Jorge Sánchez-Chiong: Ideally, working as an artist in modern-day culture involves active engagement with its many fields and events. Important elements of my work emerge from an intense preoccupation with aesthetic discourses in other fields of art or music. This requires me to pursue a largely open concept of culture or rather to keep redefining existing concepts. In the mid to late 90s, I embarked on an intense cooperation with Vienna’s improvisional and electronic music scene, until I became part of that scene myself. I had to leave behind an array of production and communication techniques, attitudes and expectations, that I had developed during my training. This transition was intensified further by my preoccupation with performance and video art, noise music and club culture, which brought me into fruitful contact with innovative contemporary and progressive approaches.

Are there still differences between your home culture and the culture of your choice with regard to new music?
Jorge Sánchez-Chiong: If I didn’t see myself as a Viennese-by-choice, I’d say that I’m living in cultural asylum: unfortunately, there is little space or understanding in my native Venezuela for the kind of music that I want to make. In the first ten years after coming to Europe when I was eighteen, I returned to Caracas at least once a year to give talks, workshops, and concerts. Since the left-wing revolutionary party has seized power, I have been back only twice, for about five weeks within the last seventeen years. For me as a leftist Latin American, the disastrous failure of Hugo Chávez’s Bolivian revolution is a tragedy. Without the freedom of thought or political debate, there is no hope for culture to flourish in keeping with our (progressive) times.
Elena Mendoza: Absolutely. Aesthetic perception is cultural. I keep experiencing that my music is received very differently in Germany, Spain, Austria, France, or Switzerland

With which expectations do you attend presentations of your work at arts universities or music schools?
Elena Mendoza: I love exchange and let myself be surprised by its outcomes!
Jorge Sánchez-Chiong: Well, expectations are justifiably high — I had one of my most wonderful, most interesting teaching experiences at ZHdK, when I took over Germán Toro-Pérez’s group of electroacoustic composition majors last year.

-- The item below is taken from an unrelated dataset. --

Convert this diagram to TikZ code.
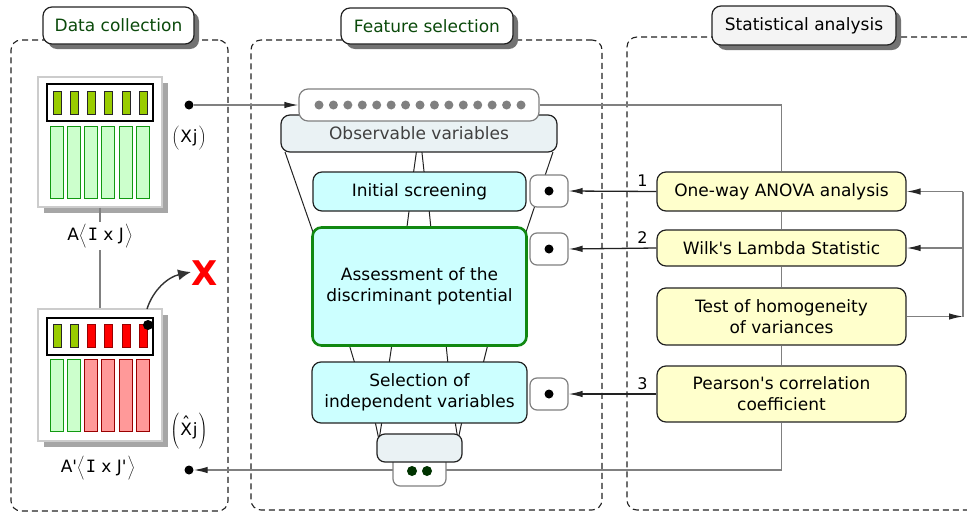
\documentclass[tikz,border=0pt]{standalone}
\usepackage{fontspec}
\setmainfont{DejaVu Sans}
\newfontfamily\monof{DejaVu Sans Mono}
\usetikzlibrary{arrows.meta,shadows,calc}
\definecolor{titlegreen}{HTML}{0B4A0B}
\definecolor{cyanfill}{HTML}{CCFFFF}
\definecolor{yelfill}{HTML}{FFFFCC}
\definecolor{obsfill}{HTML}{EAF2F4}
\definecolor{satfill}{HTML}{F4F4F4}
\definecolor{gline}{HTML}{808080}
\definecolor{darkline}{HTML}{222222}
\definecolor{barygreen}{HTML}{99CC00}
\definecolor{barlgreen}{HTML}{CCFFCC}
\definecolor{bargreenb}{HTML}{119911}
\definecolor{barred}{HTML}{FF0000}
\definecolor{barlred}{HTML}{FF9999}
\definecolor{barredb}{HTML}{990000}
\definecolor{assgreen}{HTML}{118811}
\definecolor{dotgreen}{HTML}{003300}
\newcommand\qs{\textquotesingle}
\newcommand\strutS{\vrule height 15pt depth 7pt width 0pt}
\newcommand\strutT{\vrule height 21pt depth 11pt width 0pt}
\newcommand\Xhat{{\setbox0\hbox{X}\rlap{\hbox to\wd0{\hss\raisebox{6pt}{\char"02C6}\hss}}\box0}}
\begin{document}
\begin{tikzpicture}[x=1pt,y=-1pt,
  font=\fontsize{17}{21}\selectfont,
  every node/.style={inner sep=0pt, align=center},
  panel/.style={draw=darkline, line width=1.1pt, dash pattern=on 6pt off 4pt, rounded corners=10pt},
  titlebox/.style={draw=darkline, line width=1.2pt, fill=white, rounded corners=9pt, text=titlegreen,
     drop shadow={shadow xshift=5pt, shadow yshift=-5pt, fill=black!55, opacity=1}},
  card/.style={draw=black!20, line width=1.2pt, fill=white, minimum width=124pt,
     drop shadow={shadow xshift=6pt, shadow yshift=-6pt, fill=black!35, opacity=1}},
  innerbox/.style={draw=black, line width=1.2pt, fill=white, minimum width=106pt, minimum height=37pt},
  topbar/.style={draw=black!85, line width=0.9pt, minimum width=8pt, minimum height=23pt},
  lowbar/.style={line width=1pt, minimum width=13pt, minimum height=72pt},
  blackdot/.style={circle, fill=black, minimum size=9pt},
  dotbox/.style={draw=gline, line width=1.2pt, fill=white, rounded corners=7pt, minimum width=38pt, minimum height=32pt},
  fsbox/.style={draw=darkline, line width=1.2pt, fill=cyanfill, rounded corners=9pt},
  sabox/.style={draw=darkline, line width=1.2pt, fill=yelfill, rounded corners=9pt, minimum width=249pt},
  gconn/.style={draw=gline, line width=1.3pt},
  bconn/.style={draw=darkline, line width=1.3pt},
  tip/.style={-{Latex[length=14pt,width=6.5pt,color=black!85]}},
  fline/.style={draw=darkline, line width=1pt},
  num/.style={font=\fontsize{16}{16}\selectfont, above=4pt}
]
\useasboundingbox (0,0) rectangle (967,512);
\clip (0,0) rectangle (967,512);

% panels
\node[panel, minimum width=217pt, minimum height=471pt] (pdc) at (119.5,275.5) {};
\node[panel, minimum width=351pt, minimum height=470pt] (pfs) at (426.5,275) {};
\node[panel, minimum width=380pt, minimum height=473pt] (psa) at (817,273.5) {};

% titles
\node[titlebox, minimum width=151pt, minimum height=37pt] (tdc) at (118.5,25.5) {Data collection};
\node[titlebox, minimum width=172pt, minimum height=36pt] (tfs) at (427,26) {Feature selection};
\node[titlebox, fill=satfill, text=black, minimum width=184pt, minimum height=39pt] (tsa) at (804,25.5) {Statistical analysis};

% ---------- Data collection ----------
\node[card, minimum height=130pt] (card1) at (100,142) {};
\node[card, minimum height=132pt] (card2) at (100,375) {};
\draw[gconn] (card1.south) -- (card2.north);
\node[fill=white, inner sep=2pt] (lab1) at (100,236) {A$\left\langle\strutS\right.${\monof I} x J$\left.\strutS\right\rangle$};

\node[innerbox] (ib1) at (100,102.5) {};
\foreach \i in {0,...,5} {
  \node[topbar, fill=barygreen] (tb1\i) at ({57+17.3*\i},102.5) {};
  \node[lowbar, draw=bargreenb, fill=barlgreen] (lb1\i) at ({56.5+17.3*\i},162) {};
}
\node[innerbox] (ib2) at (100,336.5) {};
\foreach \i in {0,1} {
  \node[topbar, fill=barygreen] (tb2\i) at ({57+17.3*\i},336) {};
  \node[lowbar, draw=bargreenb, fill=barlgreen] (lb2\i) at ({56.5+17.3*\i},395) {};
}
\foreach \i in {2,...,5} {
  \node[topbar, draw=barredb, fill=barred] (tb2\i) at ({57+17.3*\i},336) {};
  \node[lowbar, draw=barredb, fill=barlred] (lb2\i) at ({56.5+17.3*\i},395) {};
}
\node[blackdot, minimum size=10pt] (cdot) at (148,325) {};

\node (xj) at (189,138) {$\left(\strutS\right.$X\kern1pt j$\left.\strutS\right)$};
\node (xhj) at (189,431) {$\left(\strutT\right.$\Xhat\kern1pt j$\left.\strutT\right)$};
\node (lab2) at (98,468) {A\qs$\left\langle\strutS\right.${\monof I} x J\qs$\left.\strutS\right\rangle$};

\node[text=red, font=\fontsize{34}{34}\selectfont\bfseries] (rx) at (205,273) {X};
\coordinate (cs) at (147,309);
\coordinate (ce) at (191,272);
\draw[line width=1.4pt, draw=black!80, -{Latex[length=13pt,width=11pt]}] (cs) .. controls (153,290) and (168,277) .. (ce);

\node[blackdot] (d1) at (189,105) {};
\node[blackdot] (d2) at (189,470) {};

% ---------- Feature selection ----------
\draw[fline] (285,152) -- (314,235);
\draw[fline] (553,152) -- (525,235);
\draw[fline] (416.7,150) -- (413.3,174);
\draw[fline] (421.7,150) -- (424.3,174);
\draw[fline] (409.3,209) -- (406.7,229);
\draw[fline] (429,209) -- (431,229);
\draw[fline] (349,344) -- (355,364);
\draw[fline] (392,344) -- (389,364);
\draw[fline] (446,344) -- (448,364);
\draw[fline] (488,344) -- (483,364);
\draw[fline] (375,421) -- (379,440);
\draw[fline] (382,421) -- (379,440);
\draw[fline] (455,421) -- (458,440);
\draw[fline] (462,421) -- (458,440);

\node[draw=darkline, line width=1.2pt, fill=obsfill, rounded corners=9pt, minimum width=276pt, minimum height=37pt, text=black!75] (obs) at (419,133.5) {\raisebox{-3pt}{Observable variables}};
\node[draw=gline, line width=1.2pt, fill=white, rounded corners=9pt, minimum width=240pt, minimum height=32pt] (obsdots) at (419,105) {};
\foreach \i in {0,...,14} \node[circle, fill=gline, minimum size=9pt] (od\i) at ({319+14.43*\i},105) {};

\node[fsbox, minimum width=213pt, minimum height=39pt] (init) at (419.5,191.5) {Initial screening};
\node[fsbox, draw=assgreen, line width=2.6pt, minimum width=214pt, minimum height=118pt] (assess) at (419.5,286.5) {Assessment of the\\discriminant potential};
\node[fsbox, minimum width=215pt, minimum height=61pt] (sel) at (419.5,392.5) {Selection of\\independent variables};

\node[dotbox] (db1) at (549,191) {};
\node[dotbox] (db2) at (549,249) {};
\node[dotbox] (db3) at (549,394) {};
\node[blackdot] (db1d) at (db1) {};
\node[blackdot] (db2d) at (db2) {};
\node[blackdot] (db3d) at (db3) {};

% ---------- Statistical analysis ----------
\node[sabox, minimum height=39pt] (anova) at (781.5,191.5) {One-way ANOVA analysis};
\node[sabox, minimum height=36pt] (wilk) at (781.5,248) {Wilk\qs s Lambda Statistic};
\node[sabox, minimum height=57pt] (test) at (781.5,316.5) {Test of homogeneity\\of variances};
\node[sabox, minimum height=56pt] (pear) at (781.5,394) {Pearson\qs s correlation\\coefficient};

% connectors
\draw[gconn, tip] (d1) -- (obsdots.west);
\draw[gconn] (obsdots.east) -| (anova.north);
\draw[gconn] (anova.south) -- (wilk.north);
\draw[gconn] (wilk.south) -- (test.north);
\draw[gconn] (test.south) -- (pear.north);
\draw[gconn, tip] (pear.south) |- (d2.east);

\coordinate (r1) at (963,191.5);
\coordinate (r2) at (963,248);
\coordinate (r3) at (963,316.5);
\draw[gconn, tip] (test.east) -- (r3);
\draw[gconn] (r3) -- (r1);
\draw[gconn, tip] (r1) -- (anova.east);
\draw[gconn, tip] (r2) -- (wilk.east);

\draw[bconn, tip] (anova.west) -- node[pos=0.16, num] {1} (db1.east);
\draw[bconn, tip] (wilk.west) -- node[pos=0.16, num] {2} (db2.east);
\draw[bconn, tip] (pear.west) -- node[pos=0.16, num] {3} (db3.east);

% bottom of funnel
\node[draw=gline, line width=1.2pt, fill=white, rounded corners=7pt, minimum width=53pt, minimum height=32pt] (twod) at (419.5,470) {};
\node[circle, fill=dotgreen, minimum size=10pt] (tdl) at (412,471) {};
\node[circle, fill=dotgreen, minimum size=10pt] (tdr) at (427,471) {};
\node[draw=darkline, line width=1.2pt, fill=obsfill, rounded corners=8pt, minimum width=85pt, minimum height=28pt] (bot) at (419.5,448) {};
\end{tikzpicture}
\end{document}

Prof. Dr. Jörn Peter Hiekel (joern_peter.hiekel@zhdk.ch) is a musicologist and musician and lectures on the history of music at Zurich University of the Arts.

The Studio for Contemporary Music is among those divisions at ZHdK offering most public events. One key feature of its richly faceted programme, which reaches out to all sections of the general public interested in music, are regular events portraying influential composers from across the world, whose music is presented in concerts, workshops, and open discussions. These formats offer students a vital opportunity to have intensive contact with contemporary music — and the audience the equally attractive and important experience that engaging with music can amount to considerably more than sheer devotion to familiar idioms.